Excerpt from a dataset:
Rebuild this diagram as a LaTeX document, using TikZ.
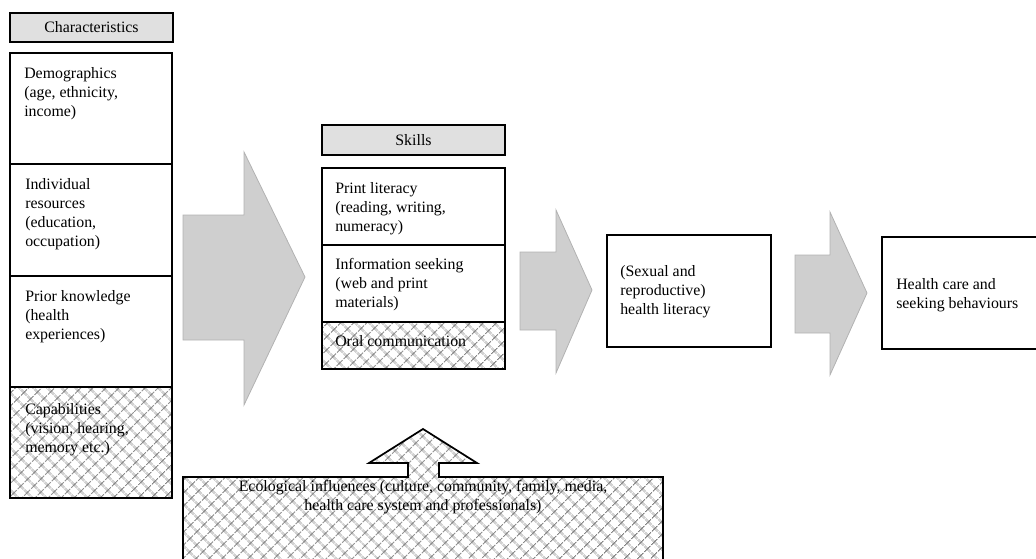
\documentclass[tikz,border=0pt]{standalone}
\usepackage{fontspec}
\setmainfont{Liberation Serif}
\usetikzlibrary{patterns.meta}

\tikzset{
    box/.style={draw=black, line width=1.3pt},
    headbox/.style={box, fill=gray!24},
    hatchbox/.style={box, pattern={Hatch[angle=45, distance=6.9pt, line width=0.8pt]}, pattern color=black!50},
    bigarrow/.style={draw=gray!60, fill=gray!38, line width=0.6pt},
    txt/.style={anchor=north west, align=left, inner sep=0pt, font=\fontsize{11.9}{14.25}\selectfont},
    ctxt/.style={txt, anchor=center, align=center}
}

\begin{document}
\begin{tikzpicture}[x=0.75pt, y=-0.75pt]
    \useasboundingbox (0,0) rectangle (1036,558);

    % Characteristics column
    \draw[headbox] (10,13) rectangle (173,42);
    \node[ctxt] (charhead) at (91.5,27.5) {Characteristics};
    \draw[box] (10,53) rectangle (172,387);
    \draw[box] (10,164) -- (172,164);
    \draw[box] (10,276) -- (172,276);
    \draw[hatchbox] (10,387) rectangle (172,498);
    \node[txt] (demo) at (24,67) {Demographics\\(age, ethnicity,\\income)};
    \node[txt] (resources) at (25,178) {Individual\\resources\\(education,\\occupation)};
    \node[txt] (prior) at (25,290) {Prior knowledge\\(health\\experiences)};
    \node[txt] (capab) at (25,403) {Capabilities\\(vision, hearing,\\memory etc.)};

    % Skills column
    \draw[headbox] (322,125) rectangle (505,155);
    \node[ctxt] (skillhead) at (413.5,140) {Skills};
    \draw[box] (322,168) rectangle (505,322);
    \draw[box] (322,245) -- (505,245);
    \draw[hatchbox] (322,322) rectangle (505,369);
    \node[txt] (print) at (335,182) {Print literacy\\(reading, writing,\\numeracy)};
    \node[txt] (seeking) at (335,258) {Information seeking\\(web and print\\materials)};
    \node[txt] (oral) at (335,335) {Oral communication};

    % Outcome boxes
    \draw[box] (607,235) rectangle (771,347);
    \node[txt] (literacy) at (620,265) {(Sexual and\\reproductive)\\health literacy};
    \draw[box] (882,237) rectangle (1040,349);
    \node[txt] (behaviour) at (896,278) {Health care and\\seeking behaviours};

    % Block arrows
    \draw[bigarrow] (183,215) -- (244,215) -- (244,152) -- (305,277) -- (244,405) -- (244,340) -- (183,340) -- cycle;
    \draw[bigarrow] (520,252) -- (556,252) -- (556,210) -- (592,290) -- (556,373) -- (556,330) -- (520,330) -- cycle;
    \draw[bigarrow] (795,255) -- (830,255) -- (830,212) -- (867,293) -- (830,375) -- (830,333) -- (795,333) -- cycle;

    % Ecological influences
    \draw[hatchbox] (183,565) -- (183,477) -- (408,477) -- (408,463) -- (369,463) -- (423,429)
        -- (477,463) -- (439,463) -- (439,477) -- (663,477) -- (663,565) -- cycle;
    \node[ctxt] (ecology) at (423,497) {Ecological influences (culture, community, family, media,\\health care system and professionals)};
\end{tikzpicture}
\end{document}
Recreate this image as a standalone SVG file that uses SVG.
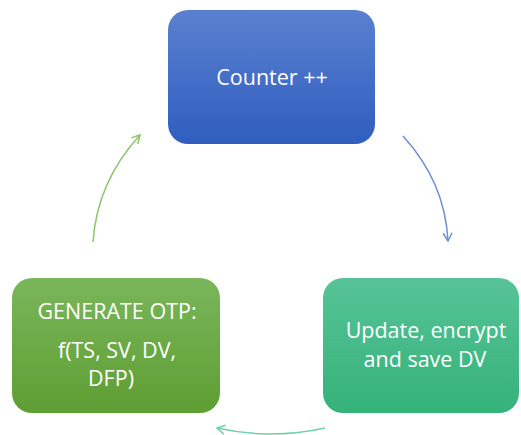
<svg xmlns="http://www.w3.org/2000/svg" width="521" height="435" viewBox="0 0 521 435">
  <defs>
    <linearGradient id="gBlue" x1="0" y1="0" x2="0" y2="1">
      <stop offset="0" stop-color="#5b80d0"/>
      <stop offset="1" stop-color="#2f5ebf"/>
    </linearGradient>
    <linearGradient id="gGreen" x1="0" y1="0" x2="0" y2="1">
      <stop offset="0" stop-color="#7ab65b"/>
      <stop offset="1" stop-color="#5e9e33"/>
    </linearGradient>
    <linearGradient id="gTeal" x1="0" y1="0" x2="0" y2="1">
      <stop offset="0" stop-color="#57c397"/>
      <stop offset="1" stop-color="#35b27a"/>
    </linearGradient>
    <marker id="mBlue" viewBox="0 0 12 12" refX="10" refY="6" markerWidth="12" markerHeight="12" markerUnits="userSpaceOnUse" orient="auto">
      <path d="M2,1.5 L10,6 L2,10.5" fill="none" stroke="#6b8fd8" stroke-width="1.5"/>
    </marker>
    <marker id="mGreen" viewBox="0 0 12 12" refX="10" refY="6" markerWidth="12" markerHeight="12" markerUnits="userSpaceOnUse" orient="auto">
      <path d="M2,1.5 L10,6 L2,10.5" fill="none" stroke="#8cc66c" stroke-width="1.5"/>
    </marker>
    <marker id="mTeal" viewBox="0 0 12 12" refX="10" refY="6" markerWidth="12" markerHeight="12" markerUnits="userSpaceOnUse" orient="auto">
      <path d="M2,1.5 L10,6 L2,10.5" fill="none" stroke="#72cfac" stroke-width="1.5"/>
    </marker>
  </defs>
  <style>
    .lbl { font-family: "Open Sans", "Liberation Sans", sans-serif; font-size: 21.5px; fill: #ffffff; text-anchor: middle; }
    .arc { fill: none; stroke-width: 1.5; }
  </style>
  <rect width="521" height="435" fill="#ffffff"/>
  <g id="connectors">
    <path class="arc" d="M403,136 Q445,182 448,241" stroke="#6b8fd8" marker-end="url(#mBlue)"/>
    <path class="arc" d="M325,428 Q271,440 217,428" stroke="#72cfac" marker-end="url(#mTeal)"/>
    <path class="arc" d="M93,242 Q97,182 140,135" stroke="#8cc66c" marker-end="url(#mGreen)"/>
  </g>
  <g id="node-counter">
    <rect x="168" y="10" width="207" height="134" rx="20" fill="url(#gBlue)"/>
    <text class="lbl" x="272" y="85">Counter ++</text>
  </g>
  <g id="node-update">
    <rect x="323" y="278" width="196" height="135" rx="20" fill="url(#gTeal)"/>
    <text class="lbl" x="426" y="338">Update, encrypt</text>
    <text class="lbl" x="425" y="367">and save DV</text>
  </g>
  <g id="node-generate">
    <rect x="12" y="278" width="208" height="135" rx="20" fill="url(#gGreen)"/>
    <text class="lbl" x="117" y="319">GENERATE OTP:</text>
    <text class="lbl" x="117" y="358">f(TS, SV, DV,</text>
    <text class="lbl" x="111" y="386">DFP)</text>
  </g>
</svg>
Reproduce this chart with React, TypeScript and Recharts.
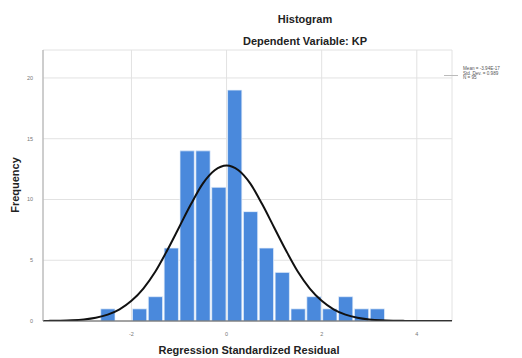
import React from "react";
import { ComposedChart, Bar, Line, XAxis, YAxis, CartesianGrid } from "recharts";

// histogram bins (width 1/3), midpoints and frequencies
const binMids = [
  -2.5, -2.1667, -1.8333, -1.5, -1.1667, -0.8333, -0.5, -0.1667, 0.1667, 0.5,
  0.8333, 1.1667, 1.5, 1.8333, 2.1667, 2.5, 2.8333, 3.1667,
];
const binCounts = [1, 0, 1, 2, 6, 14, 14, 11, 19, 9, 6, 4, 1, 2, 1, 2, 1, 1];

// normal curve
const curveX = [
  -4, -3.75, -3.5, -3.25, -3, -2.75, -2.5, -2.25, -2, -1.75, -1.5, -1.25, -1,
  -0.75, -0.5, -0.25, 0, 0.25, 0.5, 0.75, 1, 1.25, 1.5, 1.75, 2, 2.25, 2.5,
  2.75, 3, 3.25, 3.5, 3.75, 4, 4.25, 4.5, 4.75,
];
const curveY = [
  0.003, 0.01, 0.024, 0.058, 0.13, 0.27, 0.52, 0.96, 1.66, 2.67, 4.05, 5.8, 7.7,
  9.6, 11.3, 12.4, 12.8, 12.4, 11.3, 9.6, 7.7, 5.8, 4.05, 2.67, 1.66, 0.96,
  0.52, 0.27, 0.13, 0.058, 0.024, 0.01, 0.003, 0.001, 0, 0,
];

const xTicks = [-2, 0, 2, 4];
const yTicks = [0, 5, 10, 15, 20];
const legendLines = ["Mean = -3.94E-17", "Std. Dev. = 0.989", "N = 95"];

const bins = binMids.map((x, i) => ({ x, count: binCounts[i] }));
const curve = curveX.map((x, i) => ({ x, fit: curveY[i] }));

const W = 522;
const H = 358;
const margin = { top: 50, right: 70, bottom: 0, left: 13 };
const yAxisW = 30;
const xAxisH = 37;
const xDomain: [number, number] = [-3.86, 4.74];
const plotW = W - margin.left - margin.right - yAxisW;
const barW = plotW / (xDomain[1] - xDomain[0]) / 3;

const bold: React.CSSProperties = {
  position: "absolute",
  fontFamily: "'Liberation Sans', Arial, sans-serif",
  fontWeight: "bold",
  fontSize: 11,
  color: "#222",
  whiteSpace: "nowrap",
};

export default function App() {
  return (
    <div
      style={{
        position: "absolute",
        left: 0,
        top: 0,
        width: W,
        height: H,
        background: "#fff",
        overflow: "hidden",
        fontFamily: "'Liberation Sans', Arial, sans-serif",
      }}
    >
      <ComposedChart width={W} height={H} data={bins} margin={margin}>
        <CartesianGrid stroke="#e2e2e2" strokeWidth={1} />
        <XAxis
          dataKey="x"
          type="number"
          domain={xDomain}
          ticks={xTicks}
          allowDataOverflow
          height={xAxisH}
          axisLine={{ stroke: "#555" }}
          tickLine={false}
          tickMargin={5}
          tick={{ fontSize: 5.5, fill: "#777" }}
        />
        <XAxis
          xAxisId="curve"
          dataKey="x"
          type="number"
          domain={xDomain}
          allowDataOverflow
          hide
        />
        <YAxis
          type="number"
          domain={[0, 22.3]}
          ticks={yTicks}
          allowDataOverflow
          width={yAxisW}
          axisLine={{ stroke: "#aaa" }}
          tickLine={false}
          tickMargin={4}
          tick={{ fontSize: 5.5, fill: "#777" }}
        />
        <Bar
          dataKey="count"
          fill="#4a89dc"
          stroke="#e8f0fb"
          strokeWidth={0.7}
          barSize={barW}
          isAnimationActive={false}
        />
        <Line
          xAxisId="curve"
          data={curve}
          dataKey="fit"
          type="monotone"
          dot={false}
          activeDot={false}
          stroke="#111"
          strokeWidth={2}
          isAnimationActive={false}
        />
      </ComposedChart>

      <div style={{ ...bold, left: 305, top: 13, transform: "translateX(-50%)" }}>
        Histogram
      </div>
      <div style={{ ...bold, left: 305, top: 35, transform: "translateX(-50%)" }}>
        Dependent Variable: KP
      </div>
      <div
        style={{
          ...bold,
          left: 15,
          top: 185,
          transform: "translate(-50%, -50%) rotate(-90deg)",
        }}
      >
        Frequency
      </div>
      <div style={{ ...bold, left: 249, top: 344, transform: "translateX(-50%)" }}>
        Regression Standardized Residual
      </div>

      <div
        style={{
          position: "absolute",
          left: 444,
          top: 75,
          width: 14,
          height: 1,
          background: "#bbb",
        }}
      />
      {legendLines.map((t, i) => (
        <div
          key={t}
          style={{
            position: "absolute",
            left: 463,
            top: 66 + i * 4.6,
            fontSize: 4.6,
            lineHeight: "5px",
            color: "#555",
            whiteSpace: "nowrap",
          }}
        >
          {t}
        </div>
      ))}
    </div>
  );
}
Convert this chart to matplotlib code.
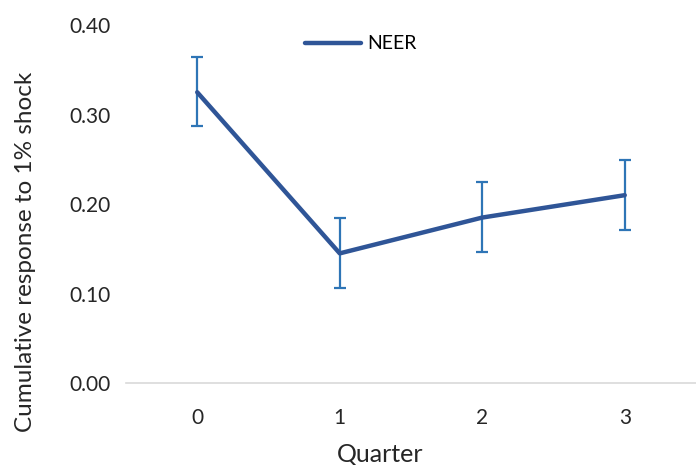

EXERCISE TASK ::
Print exactly the lines from the line containing "Reproduce this chart" through the line containing "const curve = curveX.map((x, i)", and omit any picture found among them.

CORRECT RESPONSE ::
Reproduce this chart with React, TypeScript and Recharts.
import React from "react";
import { ComposedChart, Bar, Line, XAxis, YAxis, CartesianGrid } from "recharts";

// histogram bins (width 1/3), midpoints and frequencies
const binMids = [
  -2.5, -2.1667, -1.8333, -1.5, -1.1667, -0.8333, -0.5, -0.1667, 0.1667, 0.5,
  0.8333, 1.1667, 1.5, 1.8333, 2.1667, 2.5, 2.8333, 3.1667,
];
const binCounts = [1, 0, 1, 2, 6, 14, 14, 11, 19, 9, 6, 4, 1, 2, 1, 2, 1, 1];

// normal curve
const curveX = [
  -4, -3.75, -3.5, -3.25, -3, -2.75, -2.5, -2.25, -2, -1.75, -1.5, -1.25, -1,
  -0.75, -0.5, -0.25, 0, 0.25, 0.5, 0.75, 1, 1.25, 1.5, 1.75, 2, 2.25, 2.5,
  2.75, 3, 3.25, 3.5, 3.75, 4, 4.25, 4.5, 4.75,
];
const curveY = [
  0.003, 0.01, 0.024, 0.058, 0.13, 0.27, 0.52, 0.96, 1.66, 2.67, 4.05, 5.8, 7.7,
  9.6, 11.3, 12.4, 12.8, 12.4, 11.3, 9.6, 7.7, 5.8, 4.05, 2.67, 1.66, 0.96,
  0.52, 0.27, 0.13, 0.058, 0.024, 0.01, 0.003, 0.001, 0, 0,
];

const xTicks = [-2, 0, 2, 4];
const yTicks = [0, 5, 10, 15, 20];
const legendLines = ["Mean = -3.94E-17", "Std. Dev. = 0.989", "N = 95"];

const bins = binMids.map((x, i) => ({ x, count: binCounts[i] }));
const curve = curveX.map((x, i) => ({ x, fit: curveY[i] }));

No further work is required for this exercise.